Crunchtime adds AI tools to restaurant operations suite

Crunchtime added AI forecasting and voice inventory tools to its platform used by 850 restaurant brands. Users report up to 99% forecast accuracy to reduce waste.

Categorized in: AI News Management
Published on: Jul 12, 2026
Crunchtime adds AI tools to restaurant operations suite

Crunchtime introduced new AI capabilities across its restaurant operations platform in April and May 2026, embedding artificial intelligence into daily management tasks including inventory counting, sales forecasting, photo review, and execution follow-up. The tools target the operational friction that costs multi-unit brands margin and consistency across more than 150,000 locations in over 100 countries.

The company, which serves more than 850 restaurant brands, has spent years connecting workflows that historically lived in separate systems. Sales data, inventory counts, labor plans, kitchen performance, and food safety checks often move through different tools. By the time leadership sees a pattern, the shift is already over. Crunchtime's suite is designed to close that gap, and the latest AI additions move the product from reporting on what happened toward helping operators act while it still matters.

The connected operating model

Crunchtime's product story has shifted considerably. Long associated with back-office inventory and labor management, the company expanded through the 2022 acquisition of Zenput-now renamed Crunchtime Ops Execution-which brought store execution, task management, audits, and food safety workflows into the portfolio. The 2025 merger with QSR Automations added kitchen automation and guest management technology, extending Crunchtime's reach across the full food lifecycle: ingredient ordering, demand forecasting, prep, kitchen routing, guest flow, and order execution.
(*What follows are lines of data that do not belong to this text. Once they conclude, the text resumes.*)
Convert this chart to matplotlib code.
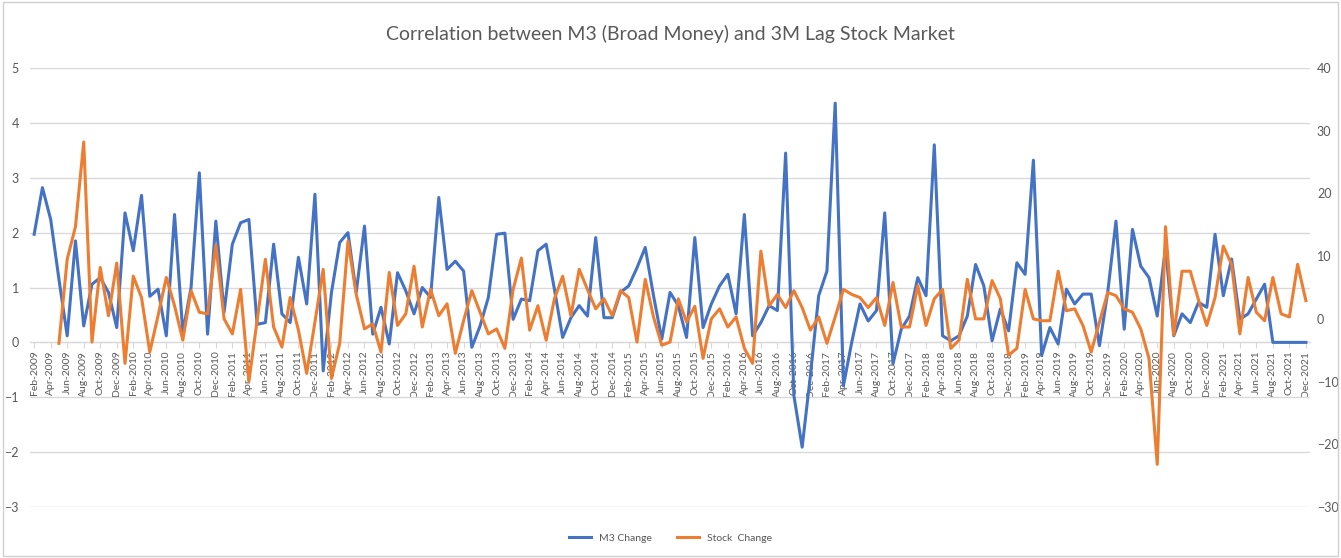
import numpy as np
import pandas as pd
import matplotlib
matplotlib.use('Agg')
import matplotlib.pyplot as plt
from matplotlib.patches import Rectangle

plt.rcParams['font.family'] = ['Lato', 'DejaVu Sans']

# monthly categories Feb-2009 .. Dec-2021
months = pd.date_range('2009-02-01', '2021-12-01', freq='MS')
month_labels = [d.strftime('%b-%Y') for d in months]

# M3 (broad money) monthly change, left axis
m3_change = [
    1.97, 2.82, 2.24, 1.15, 0.12, 1.85, 0.30, 1.06, 1.18, 0.91,
    0.27, 2.36, 1.67, 2.68, 0.84, 0.97, 0.12, 2.33, 0.18, 1.00,
    3.09, 0.15, 2.21, 0.55, 1.79, 2.18, 2.24, 0.33, 0.36, 1.79,
    0.52, 0.36, 1.55, 0.70, 2.70, -0.52, 0.91, 1.82, 2.00, 0.91,
    2.12, 0.15, 0.64, -0.03, 1.27, 0.94, 0.52, 1.00, 0.82, 2.64,
    1.33, 1.48, 1.30, -0.09, 0.30, 0.82, 1.97, 1.99, 0.42, 0.79,
    0.76, 1.67, 1.79, 0.97, 0.09, 0.45, 0.67, 0.48, 1.91, 0.45,
    0.45, 0.91, 1.03, 1.36, 1.73, 0.85, 0.06, 0.91, 0.67, 0.09,
    1.91, 0.27, 0.70, 1.03, 1.24, 0.52, 2.33, 0.12, 0.36, 0.67,
    0.58, 3.45, -0.97, -1.91, -0.60, 0.85, 1.30, 4.36, -0.79, 0.00,
    0.70, 0.39, 0.58, 2.36, -0.39, 0.24, 0.48, 1.18, 0.85, 3.60,
    0.12, 0.03, 0.12, 0.48, 1.42, 1.03, 0.03, 0.61, 0.21, 1.45,
    1.24, 3.32, -0.24, 0.27, -0.03, 0.97, 0.70, 0.88, 0.88, -0.06,
    0.91, 2.21, 0.24, 2.06, 1.39, 1.18, 0.48, 1.73, 0.12, 0.52,
    0.36, 0.73, 0.64, 1.97, 0.85, 1.52, 0.42, 0.52, 0.79, 1.06,
    0.00, 0.00, 0.00, 0.00, 0.00,
]

# stock market change (3M lag), right axis; first three months empty
stock_change = [
    np.nan, np.nan, np.nan, -3.9, 9.5, 14.7, 28.2, -3.7, 8.2, 0.5,
    8.9, -7.1, 6.8, 3.4, -5.3, 0.5, 6.6, 2.1, -3.4, 4.5,
    1.05, 0.8, 11.8, 0.0, -2.4, 4.7, -10.0, -0.3, 9.5, -1.3,
    -4.5, 3.4, -1.8, -8.7, -0.5, 7.9, -9.5, -3.9, 12.4, 3.9,
    -1.6, -0.8, -5.3, 7.4, -1.05, 0.8, 8.4, -1.3, 4.7, 0.5,
    2.4, -5.5, -0.3, 4.5, 1.05, -2.4, -1.6, -4.7, 4.7, 9.7,
    -1.8, 2.1, -3.4, 3.2, 6.8, 0.5, 7.9, 4.7, 1.6, 3.2,
    0.5, 4.5, 3.4, -3.7, 6.3, 0.3, -4.2, -3.7, 3.2, -0.5,
    2.0, -6.3, 0.0, 1.6, -1.3, 0.3, -4.7, -7.1, 10.8, 2.1,
    3.9, 1.8, 4.5, 1.8, -1.8, 0.3, -3.9, 0.3, 4.7, 3.9,
    3.4, 1.8, 3.4, -1.05, 5.8, -1.3, -1.3, 5.3, -1.05, 3.2,
    4.7, -4.7, -3.4, 6.3, 0.0, 0.0, 6.1, 3.2, -5.8, -4.7,
    4.7, 0.0, -0.3, -0.3, 7.6, 1.3, 1.6, -1.05, -5.3, -0.5,
    4.2, 3.7, 1.6, 1.05, -1.6, -6.3, -23.2, 14.7, -2.6, 7.6,
    7.6, 3.0, -1.05, 3.4, 11.6, 8.7, -2.4, 6.6, 1.05, -0.3,
    6.6, 0.8, 0.3, 8.7, 2.9,
]

BLUE = '#4472C4'
ORANGE = '#ED7D31'
GRID = '#D9D9D9'
TXT = '#595959'

x = np.arange(len(month_labels))

fig = plt.figure(figsize=(13.41, 5.58), dpi=100)
fig.patches.append(Rectangle((0.002, 0.004), 0.996, 0.992, transform=fig.transFigure,
                             fill=False, edgecolor='#D0D0D0', linewidth=1))

ax = fig.add_axes([0.0224, 0.0914, 0.9545, 0.7867])
ax2 = ax.twinx()

l1, = ax.plot(x, m3_change, color=BLUE, linewidth=2.2, label='M3 Change', zorder=3)
l2, = ax2.plot(x, stock_change, color=ORANGE, linewidth=2.2, label='Stock  Change', zorder=3)

ax.set_xlim(-0.5, len(x) - 0.5)
ax.set_ylim(-3, 5)
ax2.set_ylim(-30, 40)
ax.set_yticks(range(-3, 6))
ax2.set_yticks(range(-30, 41, 10))

ax.grid(axis='y', color=GRID, linewidth=1)
ax.set_axisbelow(True)

for a in (ax, ax2):
    for s in a.spines.values():
        s.set_visible(False)
ax.spines['bottom'].set_visible(True)
ax.spines['bottom'].set_position(('data', 0))
ax.spines['bottom'].set_color(GRID)

ax.set_xticks(x[::2])
ax.set_xticklabels(month_labels[::2], rotation=90, fontsize=7.5, color=TXT)
ax.tick_params(axis='x', length=4, color=GRID, pad=2)
ax.tick_params(axis='y', length=0, labelsize=9, labelcolor=TXT, pad=8)
ax2.tick_params(axis='y', length=0, labelsize=9, labelcolor=TXT, pad=5)

ax2.set_zorder(ax.get_zorder() + 1)
ax2.patch.set_visible(False)

fig.suptitle('Correlation between M3 (Broad Money) and 3M Lag Stock Market',
             y=0.955, fontsize=14, color=TXT)

fig.legend([l1, l2], ['M3 Change', 'Stock  Change'], loc='center',
           bbox_to_anchor=(0.5, 0.036), ncol=2, frameon=False, fontsize=7.5,
           handlelength=2.1, columnspacing=2.4, labelcolor=TXT)

fig.savefig('out.png', dpi=100, facecolor='white')
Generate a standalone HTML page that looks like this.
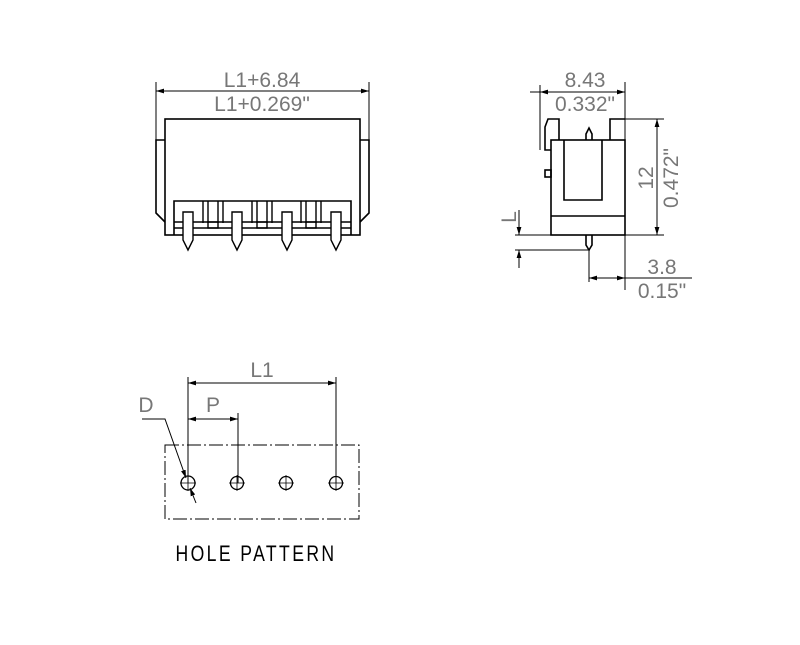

The current suite organizes around that connected model. Inventory Management handles counts, ordering, reconciliation, sales forecasting, and actual-versus-theoretical food cost analysis. Labor & Scheduling covers staffing, labor cost management, and compliance. Ops Execution manages tasks, audits, temperature monitoring, prep labeling, and corrective actions. Kitchen Management brings kitchen display system functionality into the same environment, while Guest Management supports host stand workflows. A store manager does not experience these as separate technology categories-they experience them as one shift.

For multi-unit operators, the logic is straightforward. Inventory planning and labor planning are only part of the picture if the kitchen and host stand run on separate information. The prep plan depends on the forecast. The forecast affects the schedule. The schedule affects throughput. When those workflows disconnect, managers spend too much time reconciling the business instead of running it. This connected approach also reflects broader trends in AI for Operations, where practical tools are being embedded directly into existing workflows rather than layered on as separate analytics.

AI moves into daily tasks

Crunchtime's AI Forecasting engine uses a custom-built algorithm to predict future sales, guests, or checks, supporting ordering, prep, and labor planning. The company reports that some customers have achieved 98% to 99% forecast accuracy. Better forecasts do not replace manager judgment, but they reduce guesswork and help protect both labor and food cost-two of the largest line items in any restaurant P&L.

In April, the company added four more AI capabilities aimed at daily operating work. AI Analyst lets operators ask questions in natural language and receive answers drawn from operational data. A multi-unit leader might ask which regions had strong checklist scores but rising food waste, or where labor performance and prep execution are moving in opposite directions. The benefit is the ability to connect information that would otherwise require dashboards, exports, and manual analysis.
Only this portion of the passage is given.